De l'autre côté, est un dressoir gothique, composé
d'une tablette inférieure sur laquelle est posée une
cane à anse et couvercle, et d'une armoire à deux vantaux
sculptés, avec serrure et pentures. Une nappe est jetée
sur la tablette qui surmonte l'armoire, où sont posés
une espèce de flacon à large goulot et trois gobelets
mis les uns dans les autres au milieu d'un plat ; un dossier avec
panneaux à draperies plissées, couronné d'une
dentelle flamboyante, complète ce meuble qui est d'une très
élégante simplicité.
PANNEAU
DE LA RAMPE I 106 (pl. LXXXIII, en Z). – Le sujet suivant qui
occupe aussi à lui seul !e panneau tout entier, se rapporte
à un fait de l'Évangile assez rarement reproduit dans
l'iconographie du moyen âge. C'était un jour de sabbat
; Jésus venait d'avoir avec les Pharisiens une longue controverse
accompagnée de miracles, sur le point de savoir si l'on pouvait
guérir le jour du sabbat. Il avait confondu leur étroit
formalisme. « Comme il parlait encore au peuple, sa mère
et ses frères étaient dehors, cherchant à lui
parler. Quelqu'un lui dit : Ta mère et tes frères sont
là dehors, qui te cherchent. Jésus répondit à
celui qui lui parlait ainsi : Qui est ma mère et qui sont mes
frères? Et étendant la main vers ses disciples, il dit
: Voici ma mère et mes frères, car quiconque aura fait
la volonté de mon Père qui est dans les cieux, celui-là
est mon frère, et ma sœur, et ma mère »
(2). On peut subdiviser ce bas-relief en deux parties inégales
; la première représente l'intérieur d'un édifice
aux grandes fenêtres en accolades garnies de remplages flamboyants;
la porte est mi-Renaissance, mi-gothique, en arc surbaissé,
d'une grande richesse, et ornée d'un rang de perles, avec frise
à feuilles de refend : elle est surmontée d'un fronton
cintré à coquille, entouré d'imitations de gemmes,
amorti en accolade, avec animaux fantastiques formant crochets et
épi en fleur de lis. Cette porte est flanquée de deux
colonnes gothiques aux fûts imbriqués, aux tailloirs
polygonaux et surmontées chacune d'un marmouset (3). Cette
porte donne sur la campagne qui forme la seconde partie de la composition.

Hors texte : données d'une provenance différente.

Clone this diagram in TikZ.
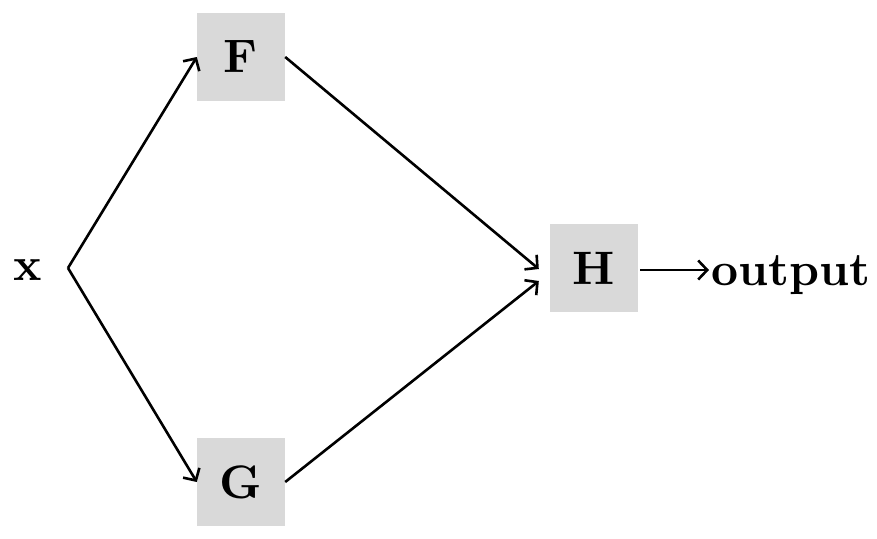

On y aperçoit une ville avec ses toits à pignons, ses
clochers, sa porte en plein cintre flanquée de deux tours carrées,
ses courtines et ses tours crénelées, les unes cylindriques,
les autres polygonales. Marie, un voile sur la tête, s'approche
de la maison, accompagnée de quatre personnages, les « frères »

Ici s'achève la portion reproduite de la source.